Let's now follow one-by-one the observations on the SeveralNines post.

Flapping

orchestrator supports an anti-flapping mechanism. Once an automated failover kicks off, no additional automated failover will run on the same cluster for the duration of a pre-configured <code>RecoveryPeriodBlockSeconds</code>.  We, for example, set that time to 1 hour.

However, orchestrator also supports acknowledgements. A human (or a bot, for that matter, accessing the API or just running the command line) can acknowledge a failover. Once a failover is acknowledged, the block is removed. The next incident requiring a failover is free to proceed.

Moreover, a human is always allowed to forcibly invoke a failover (e.g. via orchestrator -c graceful-master-takeover or  orchestrator -c force-master-takeover). In such case, any blocking is ignored and orchestrator immediately kicks in the failover sequence.

Lost transactions

orchestrator does not pull binlog data from the failed master and only works with the data available on the replicas. There is a potential for data loss.
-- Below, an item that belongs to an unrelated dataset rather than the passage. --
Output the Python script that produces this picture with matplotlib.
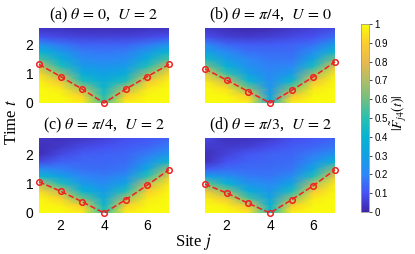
import numpy as np
import matplotlib
matplotlib.use("Agg")
import matplotlib.pyplot as plt
from matplotlib.colors import LinearSegmentedColormap

plt.rcParams['mathtext.fontset'] = 'stix'
plt.rcParams['font.family'] = ['Liberation Sans', 'DejaVu Sans']

# sites and time grid
sites = [1, 2, 3, 4, 5, 6, 7]
times = [0, 0.25, 0.5, 0.75, 1.0, 1.25, 1.5, 1.75, 2.0, 2.25, 2.55]

titles = [r"(a) $\theta\,=\,0$,  $U\,=\,2$", r"(b) $\theta\,=\,\pi/4$,  $U\,=\,0$",
          r"(c) $\theta\,=\,\pi/4$,  $U\,=\,2$", r"(d) $\theta\,=\,\pi/3$,  $U\,=\,2$"]

# arrival time of the front (red circles)
front_a = [1.31, 0.90, 0.47, 0.0, 0.47, 0.90, 1.31]
front_b = [1.16, 0.78, 0.39, 0.0, 0.43, 0.89, 1.40]
front_c = [1.06, 0.74, 0.38, 0.0, 0.45, 0.95, 1.47]
front_d = [0.98, 0.68, 0.33, 0.0, 0.45, 0.93, 1.47]

# |F_j4(t)| rows = times, cols = sites
field_a = [[1.00, 1.00, 0.97, 0.55, 0.97, 1.00, 1.00],
           [1.00, 0.99, 0.90, 0.48, 0.90, 0.99, 1.00],
           [1.00, 0.95, 0.70, 0.42, 0.70, 0.95, 1.00],
           [0.98, 0.85, 0.48, 0.36, 0.48, 0.85, 0.98],
           [0.92, 0.66, 0.36, 0.30, 0.36, 0.66, 0.92],
           [0.75, 0.48, 0.28, 0.25, 0.28, 0.48, 0.75],
           [0.55, 0.36, 0.22, 0.20, 0.22, 0.36, 0.55],
           [0.40, 0.27, 0.18, 0.17, 0.18, 0.27, 0.40],
           [0.24, 0.17, 0.13, 0.13, 0.13, 0.17, 0.24],
           [0.10, 0.08, 0.07, 0.07, 0.07, 0.08, 0.10],
           [0.03, 0.03, 0.02, 0.02, 0.02, 0.03, 0.03]]

field_b = [[1.00, 1.00, 0.97, 0.35, 0.97, 1.00, 1.00],
           [1.00, 0.99, 0.88, 0.30, 0.86, 0.99, 1.00],
           [1.00, 0.93, 0.62, 0.26, 0.62, 0.95, 1.00],
           [0.96, 0.75, 0.42, 0.23, 0.42, 0.84, 0.99],
           [0.85, 0.52, 0.30, 0.21, 0.28, 0.66, 0.95],
           [0.62, 0.38, 0.24, 0.19, 0.21, 0.46, 0.82],
           [0.45, 0.28, 0.20, 0.17, 0.17, 0.32, 0.60],
           [0.32, 0.21, 0.16, 0.15, 0.15, 0.23, 0.42],
           [0.20, 0.14, 0.12, 0.12, 0.13, 0.16, 0.28],
           [0.09, 0.06, 0.05, 0.06, 0.08, 0.10, 0.15],
           [0.04, 0.02, 0.01, 0.02, 0.04, 0.06, 0.08]]

field_c = [[1.00, 1.00, 0.97, 0.50, 0.97, 1.00, 1.00],
           [1.00, 0.98, 0.88, 0.42, 0.90, 0.99, 1.00],
           [0.99, 0.90, 0.60, 0.35, 0.68, 0.96, 1.00],
           [0.92, 0.72, 0.40, 0.28, 0.48, 0.88, 0.99],
           [0.72, 0.48, 0.28, 0.22, 0.32, 0.72, 0.96],
           [0.42, 0.30, 0.20, 0.18, 0.23, 0.50, 0.86],
           [0.22, 0.19, 0.16, 0.15, 0.17, 0.34, 0.66],
           [0.08, 0.13, 0.14, 0.14, 0.15, 0.24, 0.42],
           [0.02, 0.08, 0.12, 0.13, 0.14, 0.18, 0.26],
           [0.02, 0.05, 0.08, 0.10, 0.12, 0.14, 0.18],
           [0.04, 0.03, 0.04, 0.06, 0.09, 0.11, 0.13]]

field_d = [[1.00, 1.00, 0.96, 0.45, 0.97, 1.00, 1.00],
           [1.00, 0.97, 0.84, 0.38, 0.90, 0.99, 1.00],
           [0.97, 0.86, 0.55, 0.32, 0.66, 0.96, 1.00],
           [0.86, 0.64, 0.36, 0.26, 0.46, 0.87, 0.99],
           [0.60, 0.40, 0.25, 0.21, 0.31, 0.70, 0.96],
           [0.30, 0.24, 0.18, 0.17, 0.22, 0.48, 0.85],
           [0.12, 0.15, 0.15, 0.15, 0.17, 0.33, 0.64],
           [0.03, 0.10, 0.13, 0.14, 0.15, 0.23, 0.40],
           [0.02, 0.07, 0.11, 0.13, 0.14, 0.18, 0.25],
           [0.05, 0.05, 0.06, 0.09, 0.12, 0.14, 0.17],
           [0.08, 0.03, 0.03, 0.05, 0.09, 0.11, 0.13]]

fields = [field_a, field_b, field_c, field_d]
fronts = [front_a, front_b, front_c, front_d]

# approximate MATLAB parula
parula = LinearSegmentedColormap.from_list("parula", [
    (0.2422, 0.1504, 0.6603), (0.2810, 0.3228, 0.9579),
    (0.1786, 0.5289, 0.9682), (0.0689, 0.6279, 0.8935),
    (0.0267, 0.7047, 0.8240), (0.1540, 0.7518, 0.6955),
    (0.4420, 0.7481, 0.5033), (0.6834, 0.7435, 0.4044),
    (0.9139, 0.7258, 0.3063), (0.9880, 0.8066, 0.1794),
    (0.9763, 0.9831, 0.0538)])

fig = plt.figure(figsize=(4.15, 2.54), dpi=100)
W, H = 415, 254
boxes = [(39, 28), (205, 28), (39, 138), (205, 138)]

for k, (x0, y0) in enumerate(boxes):
    ax = fig.add_axes([x0 / W, 1 - (y0 + 75) / H, 130 / W, 75 / H])
    mesh = ax.pcolormesh(sites, times, np.array(fields[k]), shading='gouraud',
                         cmap=parula, vmin=0, vmax=1)
    ax.plot(sites, fronts[k], '--', color='#ee2222', lw=1.1,
            marker='o', ms=4, mfc='none', mec='#ee2222', mew=1.1, clip_on=False)
    ax.set_xlim(1, 7)
    ax.set_ylim(0, 2.55)
    ax.set_xticks([2, 4, 6])
    ax.set_yticks([0, 1, 2])
    if k < 2:
        ax.set_xticklabels([])
    if k % 2 == 1:
        ax.set_yticklabels([])
    ax.tick_params(length=0, labelsize=10, pad=4)
    for s in ax.spines.values():
        s.set_visible(False)
    ax.set_title(titles[k], fontsize=11.5, family='Liberation Serif', pad=6)

cax = fig.add_axes([361 / W, 1 - 212 / H, 8 / W, 188 / H])
cb = fig.colorbar(mesh, cax=cax, ticks=np.arange(0, 1.01, 0.1))
cb.ax.set_yticklabels(['0', '0.1', '0.2', '0.3', '0.4', '0.5', '0.6', '0.7', '0.8', '0.9', '1'])
cb.ax.tick_params(labelsize=7, length=2, width=0.5, pad=2)
cb.outline.set_edgecolor('#999999')
cb.outline.set_linewidth(0.6)
fig.text(399 / W, 1 - 113 / H, r"$|\tilde{F}_{j4}(t)|$", rotation=90,
         fontsize=10, ha='center', va='center')

fig.text(0.03, 0.52, r"Time $t$", rotation=90, fontsize=12,
         family='Liberation Serif', ha='center', va='center')
fig.text(0.465, 0.047, r"Site $j$", fontsize=12,
         family='Liberation Serif', ha='center', va='center')

fig.savefig("out.png", dpi=100)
Note: There was actually some work into a MHA-like synching of relay logs, and in fact most of it is available right now in orchestrator, synching relaylogs via remote SSH and without agents. See https://github.com/github/orchestrator/issues/45 for some pointers. We looked into this for a couple months but saw some dangers and issues such as non-atomic relay log entries in RBR and others. We chose to put this on-hold, and I advise to not use this functionality in orchestrator.

Lost transactions, notes on semi-sync

Vitess have contributed a semi-sync failover mechanism (discussion). So you are using semi-sync? That's wonderful. You've failed over and have greatly reduced the amount of lost data. What happens with your new setup? Will your recovery re-apply semi sync? Vitess's contribution does just that and makes sure a new relica takes the semi-sync role.

Lost transactions, notes on "most up to date replica"

There is this fallacy. It has been proven to be a fallacy many time in production, that I've witnessed. I'm sure this happened somewhere else in the universe that I haven't witnessed.

The fallacy says: "when master fails, we will promote the most up-to-date replica". The most up-to-date may well be the wrong choice. You may wish to skip and lose the most up-to-date replica. The assumption is a fallacy, because many times our production environment is not sterile.

Consider:

  • You're running 5.6 and wish to experiment/upgrade to 5.7. You will like upgrade a replica or two, measure their replication capacity, their query latency, etc. You now have a non-sterile topology. When the master fails, you must not promote your 5.7 replica because you will not be able to (or wouldn't want to take the chance) replicate from that 5.7 onto the rest of your fleet, which is 5.6.
    • We are looking into 5.7 upgrade for a few months now. Most careful places I know likewise take months to run such an upgrade. These are months where your topology is not sterile.

So you'd rather lose the most up-to-date replica than lose the other 10 replicas you have.

  • Likewise, you run with STATEMENT based replication. You wish to experiment with ROW based replication. Your topology is not sterile. You must not upgrade your ROW replica, because the rest of the replicas (assuming log_slave_updates) would not be able to replicate.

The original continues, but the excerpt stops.